● DATA SHOWN:
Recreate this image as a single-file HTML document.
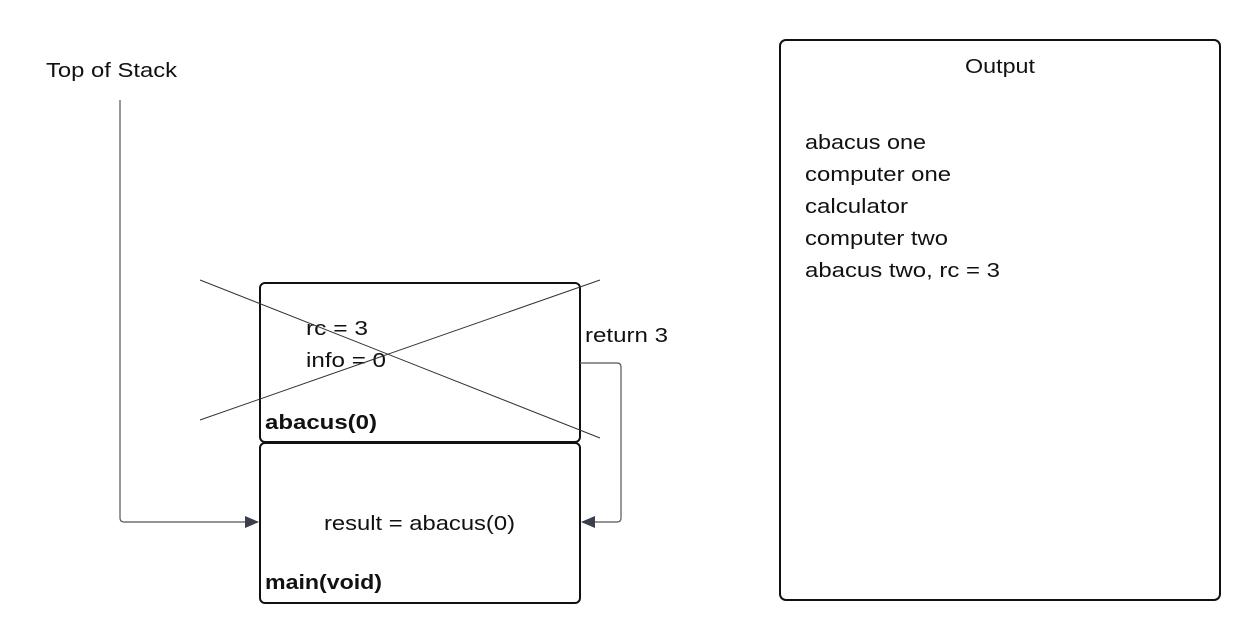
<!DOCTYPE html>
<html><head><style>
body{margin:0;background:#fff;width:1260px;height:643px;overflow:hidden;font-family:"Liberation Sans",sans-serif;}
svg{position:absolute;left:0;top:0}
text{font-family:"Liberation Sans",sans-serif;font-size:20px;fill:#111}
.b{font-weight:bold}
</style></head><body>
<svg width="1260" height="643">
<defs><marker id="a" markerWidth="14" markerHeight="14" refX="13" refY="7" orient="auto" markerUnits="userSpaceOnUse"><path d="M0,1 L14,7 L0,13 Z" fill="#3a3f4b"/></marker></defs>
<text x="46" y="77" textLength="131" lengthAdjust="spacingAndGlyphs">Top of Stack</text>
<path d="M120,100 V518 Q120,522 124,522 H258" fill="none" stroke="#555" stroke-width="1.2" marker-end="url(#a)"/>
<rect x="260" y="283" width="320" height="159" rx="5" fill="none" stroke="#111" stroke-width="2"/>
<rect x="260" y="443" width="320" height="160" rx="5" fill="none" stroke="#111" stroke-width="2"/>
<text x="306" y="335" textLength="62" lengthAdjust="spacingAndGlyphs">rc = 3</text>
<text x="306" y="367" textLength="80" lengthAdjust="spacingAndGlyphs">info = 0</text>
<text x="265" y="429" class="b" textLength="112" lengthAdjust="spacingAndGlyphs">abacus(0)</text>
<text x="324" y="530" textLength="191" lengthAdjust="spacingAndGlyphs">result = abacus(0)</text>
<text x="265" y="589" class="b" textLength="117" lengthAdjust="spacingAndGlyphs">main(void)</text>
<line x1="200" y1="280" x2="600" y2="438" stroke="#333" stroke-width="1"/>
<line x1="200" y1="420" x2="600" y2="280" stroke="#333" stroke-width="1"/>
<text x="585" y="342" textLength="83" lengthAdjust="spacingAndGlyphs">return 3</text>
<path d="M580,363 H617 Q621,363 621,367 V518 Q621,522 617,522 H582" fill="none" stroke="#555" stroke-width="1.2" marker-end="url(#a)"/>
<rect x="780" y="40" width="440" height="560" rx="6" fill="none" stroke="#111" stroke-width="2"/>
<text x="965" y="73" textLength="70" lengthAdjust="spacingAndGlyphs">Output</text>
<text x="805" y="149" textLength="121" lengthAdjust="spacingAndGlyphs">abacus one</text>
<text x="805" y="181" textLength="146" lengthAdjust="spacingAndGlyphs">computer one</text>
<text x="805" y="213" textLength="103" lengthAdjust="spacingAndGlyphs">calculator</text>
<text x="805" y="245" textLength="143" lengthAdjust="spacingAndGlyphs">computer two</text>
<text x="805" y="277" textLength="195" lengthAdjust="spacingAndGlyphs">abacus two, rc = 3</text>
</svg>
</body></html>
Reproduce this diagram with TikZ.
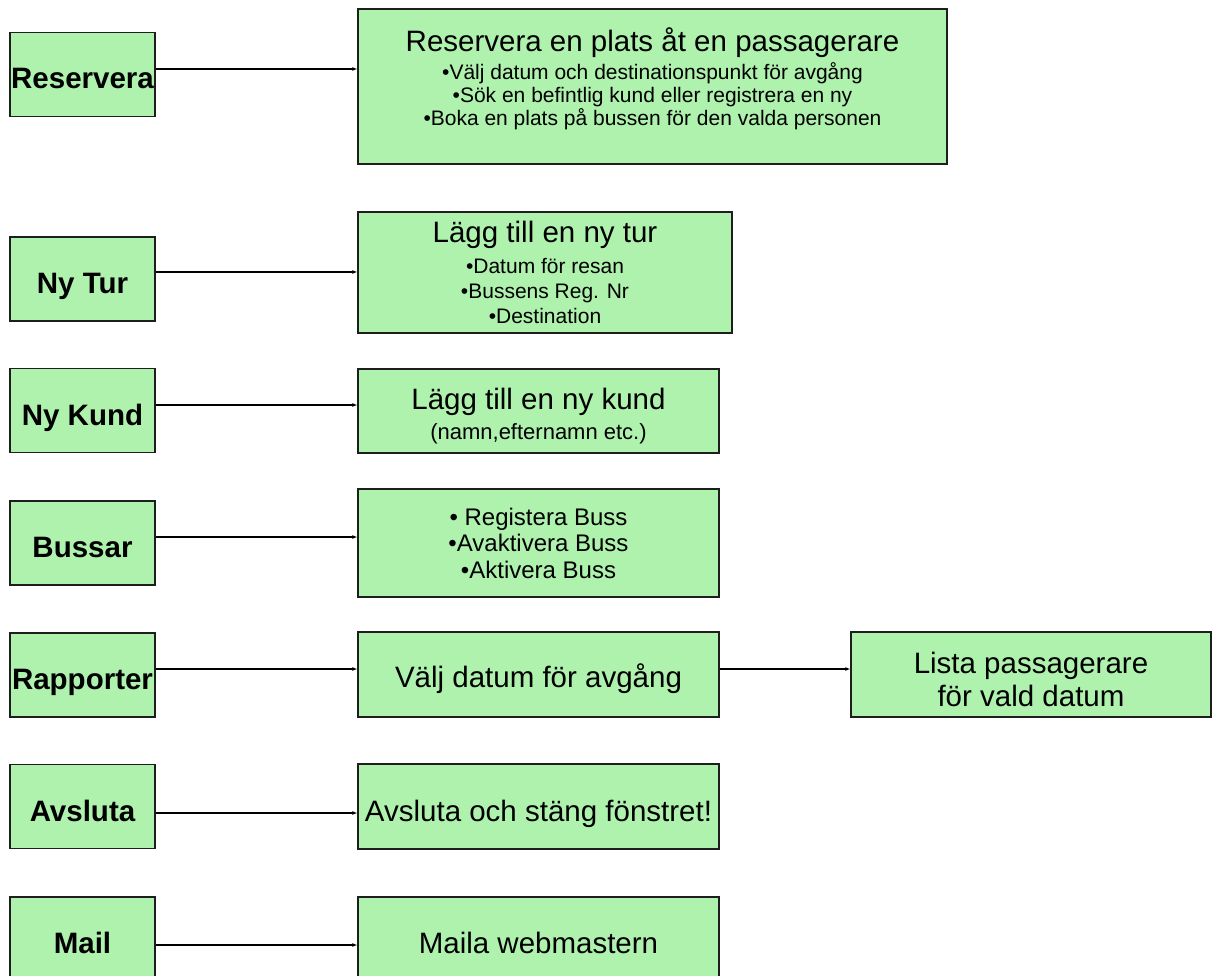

● WRITTEN REQUEST:
Transcribe every entry above exactly. Omit all pictures.

● RESPONSE FOR THIS EXERCISE:
Recreate this image as a single-file HTML document.
<!DOCTYPE html>
<html><head><style>
body{margin:0;background:#fff;width:1260px;height:643px;overflow:hidden;font-family:"Liberation Sans",sans-serif;}
svg{position:absolute;left:0;top:0}
text{font-family:"Liberation Sans",sans-serif;font-size:20px;fill:#111}
.b{font-weight:bold}
</style></head><body>
<svg width="1260" height="643">
<defs><marker id="a" markerWidth="14" markerHeight="14" refX="13" refY="7" orient="auto" markerUnits="userSpaceOnUse"><path d="M0,1 L14,7 L0,13 Z" fill="#3a3f4b"/></marker></defs>
<text x="46" y="77" textLength="131" lengthAdjust="spacingAndGlyphs">Top of Stack</text>
<path d="M120,100 V518 Q120,522 124,522 H258" fill="none" stroke="#555" stroke-width="1.2" marker-end="url(#a)"/>
<rect x="260" y="283" width="320" height="159" rx="5" fill="none" stroke="#111" stroke-width="2"/>
<rect x="260" y="443" width="320" height="160" rx="5" fill="none" stroke="#111" stroke-width="2"/>
<text x="306" y="335" textLength="62" lengthAdjust="spacingAndGlyphs">rc = 3</text>
<text x="306" y="367" textLength="80" lengthAdjust="spacingAndGlyphs">info = 0</text>
<text x="265" y="429" class="b" textLength="112" lengthAdjust="spacingAndGlyphs">abacus(0)</text>
<text x="324" y="530" textLength="191" lengthAdjust="spacingAndGlyphs">result = abacus(0)</text>
<text x="265" y="589" class="b" textLength="117" lengthAdjust="spacingAndGlyphs">main(void)</text>
<line x1="200" y1="280" x2="600" y2="438" stroke="#333" stroke-width="1"/>
<line x1="200" y1="420" x2="600" y2="280" stroke="#333" stroke-width="1"/>
<text x="585" y="342" textLength="83" lengthAdjust="spacingAndGlyphs">return 3</text>
<path d="M580,363 H617 Q621,363 621,367 V518 Q621,522 617,522 H582" fill="none" stroke="#555" stroke-width="1.2" marker-end="url(#a)"/>
<rect x="780" y="40" width="440" height="560" rx="6" fill="none" stroke="#111" stroke-width="2"/>
<text x="965" y="73" textLength="70" lengthAdjust="spacingAndGlyphs">Output</text>
<text x="805" y="149" textLength="121" lengthAdjust="spacingAndGlyphs">abacus one</text>
<text x="805" y="181" textLength="146" lengthAdjust="spacingAndGlyphs">computer one</text>
<text x="805" y="213" textLength="103" lengthAdjust="spacingAndGlyphs">calculator</text>
<text x="805" y="245" textLength="143" lengthAdjust="spacingAndGlyphs">computer two</text>
<text x="805" y="277" textLength="195" lengthAdjust="spacingAndGlyphs">abacus two, rc = 3</text>
</svg>
</body></html>
Reproduce this diagram with TikZ.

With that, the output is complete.